--- Start of Data block ---

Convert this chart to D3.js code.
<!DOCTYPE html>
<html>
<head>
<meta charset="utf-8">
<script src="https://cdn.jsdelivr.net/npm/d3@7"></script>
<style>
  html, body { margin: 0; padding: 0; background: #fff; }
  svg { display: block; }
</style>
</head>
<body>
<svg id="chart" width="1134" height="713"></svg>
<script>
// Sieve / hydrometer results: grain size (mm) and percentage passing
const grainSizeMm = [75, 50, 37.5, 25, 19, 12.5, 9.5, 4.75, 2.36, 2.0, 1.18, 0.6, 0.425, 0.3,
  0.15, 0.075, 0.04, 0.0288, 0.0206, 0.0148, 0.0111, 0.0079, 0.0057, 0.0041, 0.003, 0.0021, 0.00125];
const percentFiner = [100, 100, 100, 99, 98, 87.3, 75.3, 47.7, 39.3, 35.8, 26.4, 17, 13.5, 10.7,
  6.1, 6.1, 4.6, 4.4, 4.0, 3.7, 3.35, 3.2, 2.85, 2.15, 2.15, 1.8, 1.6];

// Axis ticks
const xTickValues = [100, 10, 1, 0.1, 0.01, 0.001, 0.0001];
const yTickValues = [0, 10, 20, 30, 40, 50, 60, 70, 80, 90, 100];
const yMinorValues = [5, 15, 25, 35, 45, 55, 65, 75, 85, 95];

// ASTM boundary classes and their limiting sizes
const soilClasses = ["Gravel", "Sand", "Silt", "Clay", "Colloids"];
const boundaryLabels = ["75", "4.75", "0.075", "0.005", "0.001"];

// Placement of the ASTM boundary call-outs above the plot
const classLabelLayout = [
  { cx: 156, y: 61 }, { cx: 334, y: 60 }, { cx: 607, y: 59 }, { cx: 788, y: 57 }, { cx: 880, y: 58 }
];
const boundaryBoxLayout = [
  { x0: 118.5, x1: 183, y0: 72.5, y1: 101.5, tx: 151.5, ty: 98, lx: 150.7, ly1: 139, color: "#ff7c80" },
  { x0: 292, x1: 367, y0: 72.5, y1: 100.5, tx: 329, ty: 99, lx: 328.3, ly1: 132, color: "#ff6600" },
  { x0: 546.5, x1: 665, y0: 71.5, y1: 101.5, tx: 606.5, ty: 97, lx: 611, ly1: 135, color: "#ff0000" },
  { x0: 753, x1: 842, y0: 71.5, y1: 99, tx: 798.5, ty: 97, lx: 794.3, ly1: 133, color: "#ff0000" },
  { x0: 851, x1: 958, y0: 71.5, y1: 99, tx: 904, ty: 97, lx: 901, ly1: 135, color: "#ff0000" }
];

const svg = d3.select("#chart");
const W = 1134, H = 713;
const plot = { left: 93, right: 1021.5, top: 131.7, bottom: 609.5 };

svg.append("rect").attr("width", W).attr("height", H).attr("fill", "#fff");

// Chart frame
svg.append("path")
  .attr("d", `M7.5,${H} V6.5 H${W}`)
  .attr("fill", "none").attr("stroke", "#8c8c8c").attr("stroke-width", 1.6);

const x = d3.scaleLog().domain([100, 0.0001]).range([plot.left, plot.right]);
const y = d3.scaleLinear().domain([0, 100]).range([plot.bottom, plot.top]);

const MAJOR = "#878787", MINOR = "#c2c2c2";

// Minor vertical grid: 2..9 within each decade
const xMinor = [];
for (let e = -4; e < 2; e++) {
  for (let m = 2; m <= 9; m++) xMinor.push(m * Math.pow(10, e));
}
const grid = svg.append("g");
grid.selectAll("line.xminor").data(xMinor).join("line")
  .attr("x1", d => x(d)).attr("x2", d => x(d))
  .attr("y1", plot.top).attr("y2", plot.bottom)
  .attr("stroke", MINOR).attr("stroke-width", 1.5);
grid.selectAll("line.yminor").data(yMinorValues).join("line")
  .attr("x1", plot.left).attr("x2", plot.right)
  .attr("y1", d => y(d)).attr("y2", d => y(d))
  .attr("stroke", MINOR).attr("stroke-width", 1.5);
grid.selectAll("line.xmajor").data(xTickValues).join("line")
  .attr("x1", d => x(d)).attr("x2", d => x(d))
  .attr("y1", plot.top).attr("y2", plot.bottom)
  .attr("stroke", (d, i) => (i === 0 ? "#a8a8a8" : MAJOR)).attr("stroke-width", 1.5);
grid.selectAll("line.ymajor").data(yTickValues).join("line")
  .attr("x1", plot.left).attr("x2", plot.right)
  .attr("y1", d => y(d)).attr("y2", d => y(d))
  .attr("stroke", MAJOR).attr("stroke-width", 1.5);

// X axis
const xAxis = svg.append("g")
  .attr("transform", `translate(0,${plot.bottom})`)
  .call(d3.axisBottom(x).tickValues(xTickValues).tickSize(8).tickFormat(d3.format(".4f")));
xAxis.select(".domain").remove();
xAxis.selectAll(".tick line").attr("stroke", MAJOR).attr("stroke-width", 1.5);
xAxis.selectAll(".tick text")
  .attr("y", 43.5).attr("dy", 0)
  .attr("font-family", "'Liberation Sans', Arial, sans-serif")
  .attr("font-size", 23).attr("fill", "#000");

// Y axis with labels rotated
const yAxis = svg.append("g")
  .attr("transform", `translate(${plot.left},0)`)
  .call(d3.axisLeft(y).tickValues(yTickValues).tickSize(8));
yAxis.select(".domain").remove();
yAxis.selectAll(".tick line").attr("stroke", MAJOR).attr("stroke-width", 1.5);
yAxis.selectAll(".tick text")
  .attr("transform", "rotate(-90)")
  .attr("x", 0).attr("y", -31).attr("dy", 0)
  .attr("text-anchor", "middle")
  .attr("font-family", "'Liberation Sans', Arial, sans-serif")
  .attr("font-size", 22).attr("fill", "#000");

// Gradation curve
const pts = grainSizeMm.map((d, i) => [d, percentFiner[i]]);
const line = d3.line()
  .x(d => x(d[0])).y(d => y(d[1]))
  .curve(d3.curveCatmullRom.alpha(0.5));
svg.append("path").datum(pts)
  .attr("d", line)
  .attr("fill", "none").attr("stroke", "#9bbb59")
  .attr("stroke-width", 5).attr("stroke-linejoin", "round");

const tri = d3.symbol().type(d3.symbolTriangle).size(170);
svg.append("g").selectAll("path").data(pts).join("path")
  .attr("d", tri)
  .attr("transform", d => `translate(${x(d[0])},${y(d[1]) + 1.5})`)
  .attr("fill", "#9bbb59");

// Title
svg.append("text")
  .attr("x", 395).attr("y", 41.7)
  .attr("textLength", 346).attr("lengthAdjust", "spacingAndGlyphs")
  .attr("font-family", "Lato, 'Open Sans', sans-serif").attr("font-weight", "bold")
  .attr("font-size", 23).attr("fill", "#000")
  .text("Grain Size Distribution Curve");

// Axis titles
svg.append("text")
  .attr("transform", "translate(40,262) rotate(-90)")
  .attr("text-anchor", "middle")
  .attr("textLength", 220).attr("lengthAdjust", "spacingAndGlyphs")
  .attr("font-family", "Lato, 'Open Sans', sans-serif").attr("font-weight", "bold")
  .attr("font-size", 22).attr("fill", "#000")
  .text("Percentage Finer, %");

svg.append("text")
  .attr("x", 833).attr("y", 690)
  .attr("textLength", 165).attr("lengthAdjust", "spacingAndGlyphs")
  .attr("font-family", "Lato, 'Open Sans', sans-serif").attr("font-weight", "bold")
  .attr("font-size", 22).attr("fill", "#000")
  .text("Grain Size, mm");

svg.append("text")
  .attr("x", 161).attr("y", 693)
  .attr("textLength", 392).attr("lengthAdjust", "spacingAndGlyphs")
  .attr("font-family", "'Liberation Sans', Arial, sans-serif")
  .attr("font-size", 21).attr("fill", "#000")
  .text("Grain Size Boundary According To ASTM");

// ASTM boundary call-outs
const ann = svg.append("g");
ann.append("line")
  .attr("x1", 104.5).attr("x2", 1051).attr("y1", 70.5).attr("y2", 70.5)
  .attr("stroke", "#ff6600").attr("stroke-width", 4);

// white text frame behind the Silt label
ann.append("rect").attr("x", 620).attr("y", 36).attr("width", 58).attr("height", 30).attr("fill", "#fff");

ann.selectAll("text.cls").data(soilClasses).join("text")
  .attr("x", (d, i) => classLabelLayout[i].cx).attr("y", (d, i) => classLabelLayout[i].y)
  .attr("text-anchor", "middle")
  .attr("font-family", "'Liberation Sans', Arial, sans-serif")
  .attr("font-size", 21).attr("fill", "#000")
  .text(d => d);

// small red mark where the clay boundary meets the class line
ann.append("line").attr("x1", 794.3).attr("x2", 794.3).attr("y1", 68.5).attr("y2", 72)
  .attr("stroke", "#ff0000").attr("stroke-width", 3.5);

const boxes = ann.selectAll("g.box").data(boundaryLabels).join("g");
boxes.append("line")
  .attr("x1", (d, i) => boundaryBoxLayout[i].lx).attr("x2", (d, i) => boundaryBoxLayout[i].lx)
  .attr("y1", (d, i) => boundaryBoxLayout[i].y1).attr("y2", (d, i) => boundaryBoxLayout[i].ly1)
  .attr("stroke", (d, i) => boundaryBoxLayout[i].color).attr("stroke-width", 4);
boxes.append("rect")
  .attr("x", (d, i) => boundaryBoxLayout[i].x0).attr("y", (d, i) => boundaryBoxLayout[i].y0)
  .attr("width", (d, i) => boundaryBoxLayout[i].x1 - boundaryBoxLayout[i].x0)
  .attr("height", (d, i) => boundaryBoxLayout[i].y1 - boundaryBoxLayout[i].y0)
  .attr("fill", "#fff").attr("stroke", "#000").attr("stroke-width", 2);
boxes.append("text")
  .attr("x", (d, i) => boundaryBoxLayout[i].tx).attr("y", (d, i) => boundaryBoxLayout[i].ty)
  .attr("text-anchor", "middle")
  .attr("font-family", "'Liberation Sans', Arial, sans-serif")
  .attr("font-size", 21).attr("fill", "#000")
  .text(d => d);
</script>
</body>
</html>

--- End of Data block ---

### The request
Verbatim output is expected for the lines from the start of the data to the line in which "75, 85, 95];" appears, both included.

### Written reply
Convert this chart to D3.js code.
<!DOCTYPE html>
<html>
<head>
<meta charset="utf-8">
<script src="https://cdn.jsdelivr.net/npm/d3@7"></script>
<style>
  html, body { margin: 0; padding: 0; background: #fff; }
  svg { display: block; }
</style>
</head>
<body>
<svg id="chart" width="1134" height="713"></svg>
<script>
// Sieve / hydrometer results: grain size (mm) and percentage passing
const grainSizeMm = [75, 50, 37.5, 25, 19, 12.5, 9.5, 4.75, 2.36, 2.0, 1.18, 0.6, 0.425, 0.3,
  0.15, 0.075, 0.04, 0.0288, 0.0206, 0.0148, 0.0111, 0.0079, 0.0057, 0.0041, 0.003, 0.0021, 0.00125];
const percentFiner = [100, 100, 100, 99, 98, 87.3, 75.3, 47.7, 39.3, 35.8, 26.4, 17, 13.5, 10.7,
  6.1, 6.1, 4.6, 4.4, 4.0, 3.7, 3.35, 3.2, 2.85, 2.15, 2.15, 1.8, 1.6];

// Axis ticks
const xTickValues = [100, 10, 1, 0.1, 0.01, 0.001, 0.0001];
const yTickValues = [0, 10, 20, 30, 40, 50, 60, 70, 80, 90, 100];
const yMinorValues = [5, 15, 25, 35, 45, 55, 65, 75, 85, 95];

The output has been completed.